One study found adverse outcomes in 5 out of 19 children tested. These outcomes included cortical blindness, intrauterine fetal death, prematurity and rash in the newborn. It is of great importance to determine whether such outcomes are directly related to B. burgdorferi5.

Another study performed by Szer et al tested the long-term course of lyme arthritis in children, who had not received any antibiotic treatment for at least the first four years of the illness.

Another study by Garcia-Monco et al looked at the experimental and clinical evidence for early invasion of Borrelia burgdorferi in the central nervour system, by intravenously inoculating rats with the bacteria and examining their cerebrospinal fluid2.

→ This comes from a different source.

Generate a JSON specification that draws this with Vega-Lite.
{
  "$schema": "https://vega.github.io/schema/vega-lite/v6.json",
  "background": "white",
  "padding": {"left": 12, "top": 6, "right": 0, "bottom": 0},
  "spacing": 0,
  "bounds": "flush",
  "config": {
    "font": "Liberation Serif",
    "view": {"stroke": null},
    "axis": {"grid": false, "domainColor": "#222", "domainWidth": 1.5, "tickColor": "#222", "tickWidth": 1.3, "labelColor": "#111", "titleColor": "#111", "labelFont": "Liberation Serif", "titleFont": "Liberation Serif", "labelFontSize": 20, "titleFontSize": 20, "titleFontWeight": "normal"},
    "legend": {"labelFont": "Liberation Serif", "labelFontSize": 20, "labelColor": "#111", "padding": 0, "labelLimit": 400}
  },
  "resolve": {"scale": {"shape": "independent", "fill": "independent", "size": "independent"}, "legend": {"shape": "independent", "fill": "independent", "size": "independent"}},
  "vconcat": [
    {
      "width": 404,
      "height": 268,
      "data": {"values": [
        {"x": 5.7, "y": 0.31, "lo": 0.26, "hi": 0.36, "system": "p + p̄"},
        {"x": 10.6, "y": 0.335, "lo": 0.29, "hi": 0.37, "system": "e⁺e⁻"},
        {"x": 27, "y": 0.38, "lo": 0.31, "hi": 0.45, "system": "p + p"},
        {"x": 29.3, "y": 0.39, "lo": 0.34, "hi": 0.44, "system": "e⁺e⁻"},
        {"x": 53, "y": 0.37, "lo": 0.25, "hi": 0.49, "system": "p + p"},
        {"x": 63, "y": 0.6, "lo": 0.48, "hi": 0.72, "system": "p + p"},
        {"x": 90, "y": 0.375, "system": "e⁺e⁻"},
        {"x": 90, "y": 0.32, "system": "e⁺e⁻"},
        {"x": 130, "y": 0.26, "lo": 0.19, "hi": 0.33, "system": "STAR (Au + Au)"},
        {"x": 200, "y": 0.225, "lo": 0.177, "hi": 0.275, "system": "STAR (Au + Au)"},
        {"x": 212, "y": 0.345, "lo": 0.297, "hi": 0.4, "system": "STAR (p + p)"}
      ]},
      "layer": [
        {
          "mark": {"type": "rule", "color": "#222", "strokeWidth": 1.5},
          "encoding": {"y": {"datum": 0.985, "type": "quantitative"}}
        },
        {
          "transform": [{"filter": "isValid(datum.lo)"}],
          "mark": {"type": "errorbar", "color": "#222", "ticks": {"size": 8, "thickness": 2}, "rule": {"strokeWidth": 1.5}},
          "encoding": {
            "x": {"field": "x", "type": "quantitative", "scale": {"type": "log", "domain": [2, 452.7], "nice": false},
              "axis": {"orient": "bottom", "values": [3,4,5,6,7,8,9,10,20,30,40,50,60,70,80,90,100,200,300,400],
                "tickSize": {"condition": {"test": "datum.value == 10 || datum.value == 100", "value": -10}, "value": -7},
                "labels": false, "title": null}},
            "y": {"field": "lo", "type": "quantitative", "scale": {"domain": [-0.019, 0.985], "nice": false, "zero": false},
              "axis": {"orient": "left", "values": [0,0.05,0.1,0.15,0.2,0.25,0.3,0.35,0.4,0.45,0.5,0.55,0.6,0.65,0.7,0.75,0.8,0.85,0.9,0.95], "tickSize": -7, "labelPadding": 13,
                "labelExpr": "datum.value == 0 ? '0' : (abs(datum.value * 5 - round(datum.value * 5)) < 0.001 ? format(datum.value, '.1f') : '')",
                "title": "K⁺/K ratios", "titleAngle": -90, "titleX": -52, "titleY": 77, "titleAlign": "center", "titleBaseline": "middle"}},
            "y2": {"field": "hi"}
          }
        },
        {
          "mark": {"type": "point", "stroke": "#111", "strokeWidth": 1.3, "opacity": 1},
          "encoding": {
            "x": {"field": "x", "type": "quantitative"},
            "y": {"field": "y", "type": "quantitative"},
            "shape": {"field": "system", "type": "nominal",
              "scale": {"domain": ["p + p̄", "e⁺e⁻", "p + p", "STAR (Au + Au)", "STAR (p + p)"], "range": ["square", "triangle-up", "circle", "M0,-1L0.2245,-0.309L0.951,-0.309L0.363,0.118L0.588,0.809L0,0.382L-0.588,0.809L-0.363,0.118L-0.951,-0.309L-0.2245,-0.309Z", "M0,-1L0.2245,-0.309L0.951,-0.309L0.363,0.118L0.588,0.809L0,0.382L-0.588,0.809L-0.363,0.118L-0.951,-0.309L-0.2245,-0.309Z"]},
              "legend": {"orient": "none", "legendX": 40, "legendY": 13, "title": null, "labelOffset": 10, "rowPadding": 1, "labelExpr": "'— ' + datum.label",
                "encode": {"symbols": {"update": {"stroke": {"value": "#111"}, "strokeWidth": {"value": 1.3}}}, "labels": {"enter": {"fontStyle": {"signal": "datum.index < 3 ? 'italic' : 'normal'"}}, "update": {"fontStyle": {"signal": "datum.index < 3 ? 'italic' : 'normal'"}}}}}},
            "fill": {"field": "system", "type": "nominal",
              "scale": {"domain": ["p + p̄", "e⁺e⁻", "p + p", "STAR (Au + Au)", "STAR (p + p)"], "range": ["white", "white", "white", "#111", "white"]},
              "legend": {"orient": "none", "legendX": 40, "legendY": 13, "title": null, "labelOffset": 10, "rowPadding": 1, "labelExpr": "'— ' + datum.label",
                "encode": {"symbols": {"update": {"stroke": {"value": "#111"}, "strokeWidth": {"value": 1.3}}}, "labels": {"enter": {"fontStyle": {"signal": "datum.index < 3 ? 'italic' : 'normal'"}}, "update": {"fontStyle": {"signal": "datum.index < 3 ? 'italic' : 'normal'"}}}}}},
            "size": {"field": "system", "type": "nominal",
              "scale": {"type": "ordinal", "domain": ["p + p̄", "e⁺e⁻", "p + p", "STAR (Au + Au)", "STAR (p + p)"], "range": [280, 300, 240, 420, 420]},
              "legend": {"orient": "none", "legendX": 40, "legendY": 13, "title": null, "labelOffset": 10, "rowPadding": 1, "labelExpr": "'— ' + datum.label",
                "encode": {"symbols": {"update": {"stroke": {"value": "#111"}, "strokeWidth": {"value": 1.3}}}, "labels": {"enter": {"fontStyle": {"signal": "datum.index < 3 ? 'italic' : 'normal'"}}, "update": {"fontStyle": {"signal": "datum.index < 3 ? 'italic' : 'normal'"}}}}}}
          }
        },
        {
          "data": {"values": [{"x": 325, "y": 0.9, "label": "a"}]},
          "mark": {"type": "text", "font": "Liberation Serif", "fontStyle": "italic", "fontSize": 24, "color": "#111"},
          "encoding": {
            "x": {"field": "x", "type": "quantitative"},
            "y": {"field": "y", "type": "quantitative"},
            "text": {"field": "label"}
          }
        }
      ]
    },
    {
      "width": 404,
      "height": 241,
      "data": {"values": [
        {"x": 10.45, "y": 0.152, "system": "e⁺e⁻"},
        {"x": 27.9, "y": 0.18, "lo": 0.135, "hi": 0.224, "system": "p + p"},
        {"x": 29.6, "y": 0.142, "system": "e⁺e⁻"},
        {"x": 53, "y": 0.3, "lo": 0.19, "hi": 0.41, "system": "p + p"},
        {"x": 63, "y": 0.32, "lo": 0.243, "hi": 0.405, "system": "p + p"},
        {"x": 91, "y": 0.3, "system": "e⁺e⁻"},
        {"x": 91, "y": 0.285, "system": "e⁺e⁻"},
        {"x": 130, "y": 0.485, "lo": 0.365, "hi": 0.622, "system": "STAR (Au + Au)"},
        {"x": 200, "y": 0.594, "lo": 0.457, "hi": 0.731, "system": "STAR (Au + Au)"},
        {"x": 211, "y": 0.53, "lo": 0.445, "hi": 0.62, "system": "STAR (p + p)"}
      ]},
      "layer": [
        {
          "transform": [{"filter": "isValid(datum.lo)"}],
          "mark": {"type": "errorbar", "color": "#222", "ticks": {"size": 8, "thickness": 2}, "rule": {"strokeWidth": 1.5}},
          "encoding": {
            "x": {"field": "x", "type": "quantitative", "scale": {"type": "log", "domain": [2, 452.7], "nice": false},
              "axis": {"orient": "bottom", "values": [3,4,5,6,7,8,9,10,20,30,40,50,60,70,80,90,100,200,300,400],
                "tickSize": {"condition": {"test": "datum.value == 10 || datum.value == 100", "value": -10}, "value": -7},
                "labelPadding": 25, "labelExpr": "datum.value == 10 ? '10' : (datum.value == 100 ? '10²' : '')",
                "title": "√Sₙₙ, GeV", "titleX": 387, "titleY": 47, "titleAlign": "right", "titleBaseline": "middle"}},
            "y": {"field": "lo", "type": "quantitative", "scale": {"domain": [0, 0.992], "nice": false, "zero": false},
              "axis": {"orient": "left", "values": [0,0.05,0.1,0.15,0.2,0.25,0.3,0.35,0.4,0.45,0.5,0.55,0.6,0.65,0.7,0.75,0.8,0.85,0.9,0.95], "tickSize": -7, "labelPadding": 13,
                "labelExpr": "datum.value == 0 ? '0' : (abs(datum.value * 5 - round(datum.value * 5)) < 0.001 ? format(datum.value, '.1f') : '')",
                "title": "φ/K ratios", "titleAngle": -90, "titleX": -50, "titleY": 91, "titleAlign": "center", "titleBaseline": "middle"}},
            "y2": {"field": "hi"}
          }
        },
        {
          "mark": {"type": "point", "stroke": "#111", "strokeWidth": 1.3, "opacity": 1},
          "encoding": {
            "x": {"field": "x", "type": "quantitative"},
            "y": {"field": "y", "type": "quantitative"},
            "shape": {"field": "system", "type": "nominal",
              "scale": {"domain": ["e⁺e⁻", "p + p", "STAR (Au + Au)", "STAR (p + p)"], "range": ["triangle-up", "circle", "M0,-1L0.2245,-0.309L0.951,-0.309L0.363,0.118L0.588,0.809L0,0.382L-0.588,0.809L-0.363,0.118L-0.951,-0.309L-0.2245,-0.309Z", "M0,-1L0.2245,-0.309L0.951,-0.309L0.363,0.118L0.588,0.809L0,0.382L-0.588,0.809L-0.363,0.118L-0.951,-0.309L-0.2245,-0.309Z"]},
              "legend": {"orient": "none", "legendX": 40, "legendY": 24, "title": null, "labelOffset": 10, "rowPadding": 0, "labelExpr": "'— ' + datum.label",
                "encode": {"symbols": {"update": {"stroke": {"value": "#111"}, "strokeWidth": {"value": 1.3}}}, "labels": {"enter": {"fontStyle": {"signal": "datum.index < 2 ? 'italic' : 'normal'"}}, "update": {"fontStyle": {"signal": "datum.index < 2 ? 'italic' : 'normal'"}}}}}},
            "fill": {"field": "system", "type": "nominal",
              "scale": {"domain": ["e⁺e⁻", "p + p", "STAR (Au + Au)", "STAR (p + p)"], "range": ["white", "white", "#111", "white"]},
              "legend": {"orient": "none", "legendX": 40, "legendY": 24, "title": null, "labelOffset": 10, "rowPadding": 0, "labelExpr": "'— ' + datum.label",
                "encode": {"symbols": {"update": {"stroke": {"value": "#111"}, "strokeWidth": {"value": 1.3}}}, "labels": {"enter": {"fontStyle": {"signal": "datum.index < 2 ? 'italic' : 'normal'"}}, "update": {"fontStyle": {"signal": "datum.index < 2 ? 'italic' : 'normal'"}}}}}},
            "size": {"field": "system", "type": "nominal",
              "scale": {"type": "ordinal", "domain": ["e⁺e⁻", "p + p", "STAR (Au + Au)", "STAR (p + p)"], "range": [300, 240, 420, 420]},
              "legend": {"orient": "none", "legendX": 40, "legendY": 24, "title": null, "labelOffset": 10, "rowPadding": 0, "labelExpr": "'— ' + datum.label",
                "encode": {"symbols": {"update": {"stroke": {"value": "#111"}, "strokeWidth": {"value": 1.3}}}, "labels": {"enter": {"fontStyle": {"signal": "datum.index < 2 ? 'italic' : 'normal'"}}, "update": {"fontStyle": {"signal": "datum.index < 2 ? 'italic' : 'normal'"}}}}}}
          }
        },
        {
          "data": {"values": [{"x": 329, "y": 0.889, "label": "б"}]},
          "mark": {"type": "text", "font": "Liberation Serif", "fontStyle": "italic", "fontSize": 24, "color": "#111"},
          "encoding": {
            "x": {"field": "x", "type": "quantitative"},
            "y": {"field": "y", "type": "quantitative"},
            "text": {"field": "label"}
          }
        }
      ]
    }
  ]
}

Such work leads me to my specific research topic: studying cognitive skills in children who have been treated for lyme disease using antibiotics. It seems likely that the lyme disease spirochete can cause an adverse fetal outcome. However, the question is, how likely and just what are the outcomes, which is what I would like to test for. My proposed study will be an experimental study in which lyme disease treated pediatric populations will be examined to identify possible cognitive or psychologic abnormalities resulting from lyme disease. The focus will be on children because they have a high incidence of lyme disease? and are less likely to have cognitive deterioration due to confounding factors, such as aging.

Children between the ages of 5 and 15 who have been treated with lyme disease will be studied. These children will be randomly chosen for endemic areas such as Delaware. Serologic testing (ie. enzyme-linked immunosorbent assa; ELISA) will be used to determine the presence of B. burgdorferi antibodies.

The following hypotheses will be tested: Ho: No cognitive differences between lyme disease children and control group HA: Cognitive differences between lyme disease children and control group are present.